One of the stranger things that happened, with the Associated Press now officially having called New Hampshire, one week ago today was that for the first time since the passage of the 17th Amendment, ticket-splitting between presidential candidates and senators didn't exist. Not one state that Donald Trump won went for a Democratic senator, and not one state that went for Hillary Clinton went for a Republican senator. In over 100 years, that's never happened. While there has frequently been a comorbidity between the two, there have always been stragglers-popular Republican incumbents in New England or longtime stalwarts in the South, but no longer. The question here is-what does that mean for an increasingly polarized country?
It's worth noting that this was not expected (it's also worth noting that nothing about this election was expected). Most people assumed that we'd get some combination of a Clinton win in Florida, but a loss in the Senate, or perhaps Donald Trump would emerge victorious in Indiana, but the Democrats would get a victory for Evan Bayh. But this might make more sense than you'd think, quite frankly. Increasingly we have, as voters, easier access to what our federal officials do, and our federal officials are more-and-more likely to stick with the party line. Gone are the days of someone like a Ben Nelson or a Connie Morella-today's moderates are far, far more prone to support their party than those that would have been considered moderates in the past. It would make sense that if Washington starts to function more in the vein of a parliamentary system that American voters would begin to reflect that, rewarding straight-ticket voting.
But it's still note-worthy, and something that could have profound ramifications, particularly for Democrats, who start inherently with a disadvantage in the US Senate thanks to a number of hard-red states in the South and Rocky Mountain region that give them a number of senators that don't have nearly the population ramifications of, say, California or New York, which have in some cases 20x the populations of a Wyoming or a Mississippi, but have an equal number of senators. This is why, in the past, the Democrats have been so reliant upon southern moderates to fill up their chamber in order to achieve a majority.

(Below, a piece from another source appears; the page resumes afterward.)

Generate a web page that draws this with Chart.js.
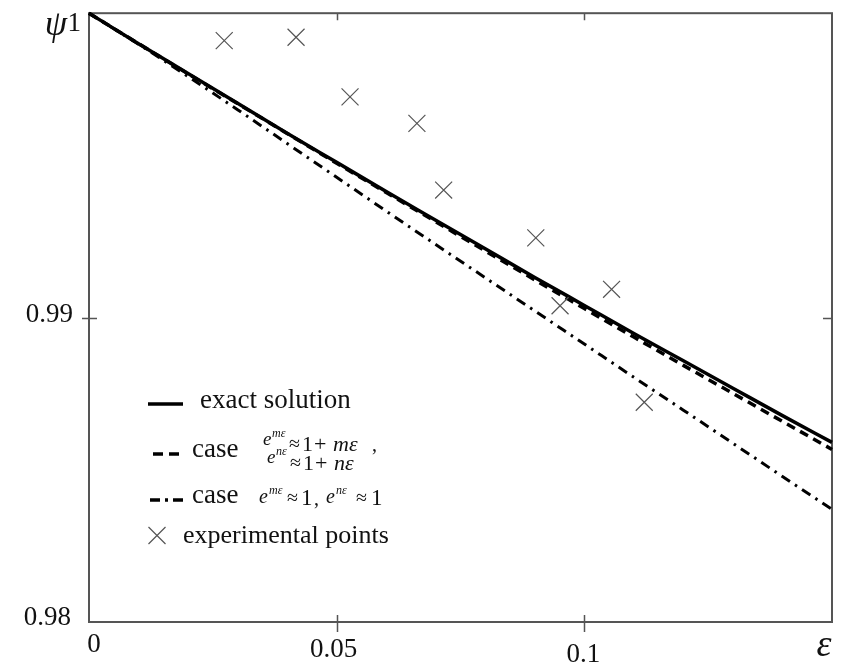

This is also why it's unlikely the Democrats regain the majority in 2018, and will struggle with 2020 unless they can reinvent the map. We don't know quite yet if 2016 was a fluke in states like Pennsylvania, Michigan, and Wisconsin, all states that have traditionally been solid Democratic states, or if Trump opened up a path to turn this region into the next "South," but it's a question Democrats will need to answer soon as they have incumbents up for reelection in these states in two years. The Democrats have a hauntingly large number of seats to defend in 2018, with 25 seats up for reelection, and ten of them being in states that Donald Trump just won (assuming his lead holds in Michigan), with only one GOP seat (Dean Heller in Nevada) being a Clinton state, and only two more Republicans in states she won by less than ten points (Jeff Flake and Ted Cruz). The Democrats will have a slight traditional advantage in the form of presidential midterms usually favoring the party out of power, but that doesn't always hold-Democrats with longer memories will recall that in 2002 President Bush won back the Senate in a very rough election for the left, in particular besting incumbents in states like Missouri and Georgia that he had just won that previous cycle. This is part of why the Democrats felt so defeated after Tuesday-they desperately needed a good showing in 2016 to have any say in what happens in the country in the next four years.
All of this could, of course, be an anomaly. While the end results are the same across the board, there are still differences in the margins attained by candidates this cycle. Hillary Clinton, for example, lost Wisconsin by less than a point, while Ron Johnson won by a more comfortable four; 27,000 votes (a pittance in a state that size) could easily have disrupted this mirror image. And there are bigger differences in states that weren't necessarily as close as Wisconsin. John McCain, for example, ran eight points ahead of Donald Trump in Arizona, and Marco Rubio ran seven points ahead of Trump in Florida. Most staggering of all is Missouri, where Jason Kander was 16-points ahead of Hillary Clinton, and it says something about how badly she underperformed with working class white voters that still wasn't enough for him to end up the victor in that state. Additionally, House races (which are also looking more and more likely to mirror the top of the ticket) still had anomalies like Collin Peterson winning a district that went solidly for Trump, though even Peterson struggled this past cycle, which is a-characteristic.
These lend support to nervous incumbents like Claire McCaskill, Heidi Heitkamp, and Bill Nelson looking at their reelection prospects in two years time, but it does appear like the Democrats may need to expand the map for the White House not just to compete in 2020, but also to start making gains in congressional elections. Stemming losses in Wisconsin, Michigan, and Pennsylvania, combined with converting places like Arizona, North Carolina, Florida, and Georgia much more quickly than their current rate, is going to be seen as a crucial in the fight to gain ground in the Senate and the House in coming years.